On lattices over Fermat function fields
Rafael Froner Prando, Pietro Speziali
TL;DR
This work constructs a novel infinite family of function-field lattices from Fermat curves $\mathcal{F}_n$ using the set of $3n$ inflection points, yielding lattices $\Lambda_n$ of rank $3n-1$ with minimum distance $d(\Lambda_n)=\sqrt{2n}$ that beat the standard bound $d\geq \sqrt{2\gamma}$ where $\gamma=n-1$. The authors establish a fixed kissing number $K(\Lambda_n)=6$ and show the lattices are not well-rounded for $n\ge 4$, while also determining the second minimum distance and the volume; they give explicit descriptions of the underlying class-group structure $\operatorname{Cl}^0(\mathcal{P})$ and derive the volume formulas $V(\Lambda_n)$. The results provide explicit high-rank function-field lattices with superior minimum distance, offering potential applications in coding theory and cryptography and motivating further exploration of lattices from function fields with favorable rational-place configurations.
Abstract
Function field lattices are an interesting example of algebraically constructed lattices.
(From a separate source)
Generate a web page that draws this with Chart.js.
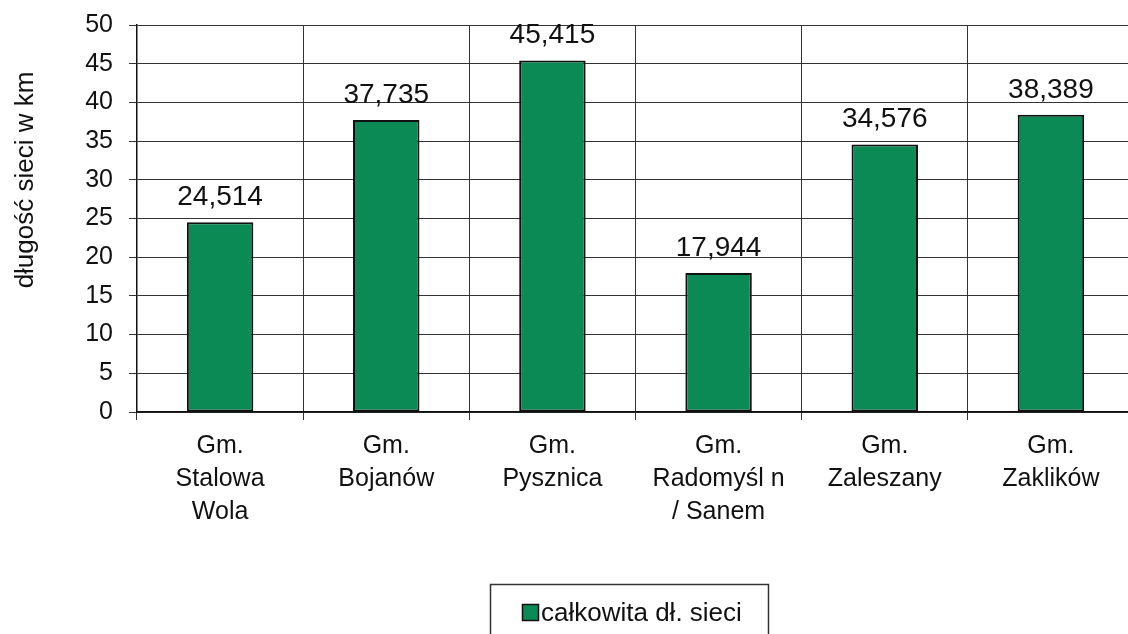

Their minimum distance is bounded below by a function of the gonality of the underlying function field. Known explicit examples--coming mostly from elliptic and Hermitian curves--typically meet this lower bound. In this paper, we construct, for every integer $n \geqslant 4$, a new family of lattices arising from the Fermat function field $F_n$ and the set of its $3n$ total inflection points. These lattices have rank $3n-1$, and we show that their minimum distance equals $\sqrt{2n}$, thereby exceeding the classical bound $\sqrt{2γ(F_n)} = \sqrt{2(n-1)}$. We also determine their kissing number, which turns out to be independent of $n$, and analyze the structure of the second shortest vectors. Our results provide the first explicit examples of function field lattices of arbitrarily large rank whose minimum distance surpasses the expected bound, offering new geometric features of potential interest for coding-theoretic and cryptographic applications.